The mood in Haiti is comparable to the mood in the rest of the world on Labour Day. No more those massive demonstrations of workers united to celebrate the symbol and the achievements of communism and socialism (down with capitalism!) in the capitals of the former Soviet Union, its satellites and its wannabe satellites. The crowd in Haiti was festive and in a spirit of jubilance, not a single incident of violence in a mass of half a million people, most of them still looking for work or a ready market for their creativities.
I was proud to be a native of Haiti amongst this gargantuan demonstration of creativity in decorative arts, happy as a lad going from booth to booth in sampling the different culinary specialties of each county of Haiti.
Upon stumbling on a giant fruit that I did not know before (I knew later its name was jacqier, a native of India), I was ready to buy the produce and play the Christopher Columbus game (transporting one seed from east to west of the world) when Mr Brunel Garcon, a friend from high school, who in the meantime became an official of the cabinet of the minister of agriculture, intervened to help me to get the gargantuan fruit free of charge.
I profited from my proximity on the stage with the minister of agriculture to conduct a long and debating conversation on the policy of agriculture in Haiti. Should the government incubate and facilitate the business of agriculture as countries such as Japan, the United States and the European Union or should this government stay out of the business of incubation and let the market and investors have free hand?
At the level of the political platform of Repons Peyizan, the party in power (freshly reconciled in a warm and intimate relationship with the government) is leading a movement to enrich each peasant family in the territory of the republic.
The program is a cocktail of husbandry, organic agriculture and art-craft where the party, through its social organization, will incubate each family to engage into those activities that will generate a minimum of $15,000 dollars per year in the next five years from the paltry $400 dollars per year today.
The party is attaching itself to an anchor agency to actualize its goal and its mission. The program is starting in the region of Jacmel, in the southeastern part of Haiti, with the support of the technical mission of Taiwan at the beginning of this month.

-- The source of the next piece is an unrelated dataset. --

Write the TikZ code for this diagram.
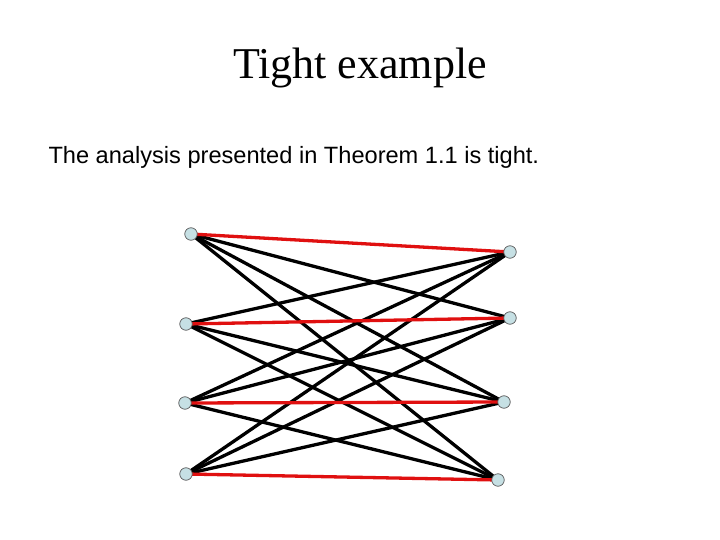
\documentclass[tikz,border=0pt]{standalone}
\usepackage{fontspec}
\setmainfont{Liberation Serif}
\newfontfamily\arial{Liberation Sans}
\definecolor{vfill}{HTML}{C6E0E4}
\definecolor{ered}{HTML}{E01010}
\begin{document}
\begin{tikzpicture}[x=1pt,y=-1pt,
  vtx/.style={circle,draw=gray!70!black,fill=vfill,inner sep=0pt,minimum size=12.5pt,line width=0.7pt},
  bl/.style={line width=3.3pt,black},
  rd/.style={line width=3.3pt,ered}]
\useasboundingbox (0,0) rectangle (720,540);
\node[font=\fontsize{44}{50}\selectfont] (title) at (360,68) {Tight example};
\node[font=\arial\fontsize{23.6}{28}\selectfont,anchor=west] (txt) at (45,157) {The analysis presented in Theorem 1.1 is tight.};
\coordinate (L1) at (191,234);
\coordinate (L2) at (186,324);
\coordinate (L3) at (185,403);
\coordinate (L4) at (186,474);
\coordinate (R1) at (510,252);
\coordinate (R2) at (510,318);
\coordinate (R3) at (504,402);
\coordinate (R4) at (498,480);
\foreach \i in {1,...,4}{\foreach \j in {1,...,4}{
  \ifnum\i=\j\else\draw[bl] (L\i) -- (R\j);\fi}}
\foreach \i in {1,...,4}{\draw[rd] (L\i) -- (R\i);}
\foreach \n in {L1,L2,L3,L4,R1,R2,R3,R4}{\node[vtx] (v\n) at (\n) {};}
\end{tikzpicture}
\end{document}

The debate initiated with the minister of agriculture is still open. Will Haiti follow the model seen in the other Western countries where the number of agricultural workers take a dip on the lower side as the country becomes richer or should Haiti lead the way again in the world where it can demonstrate it can retain its agricultural workers in their fields and on their land, where they will lead a happy and pastoral life with niche markets for specialized and organic products?
Haiti is today at an exciting place. It has a new president, soon a new government, dynamic ready to shake the inertia of arrogance, incompetence and indifference of the last sixty years of governance in the country. Its young population of almost 8 million people out of a nation of 10 million people is ready to engage into the world of work with the creativity which is proper to the Haitian people.
Haiti is indeed open for business! Businessmen of the world unite! See you in Haiti soon!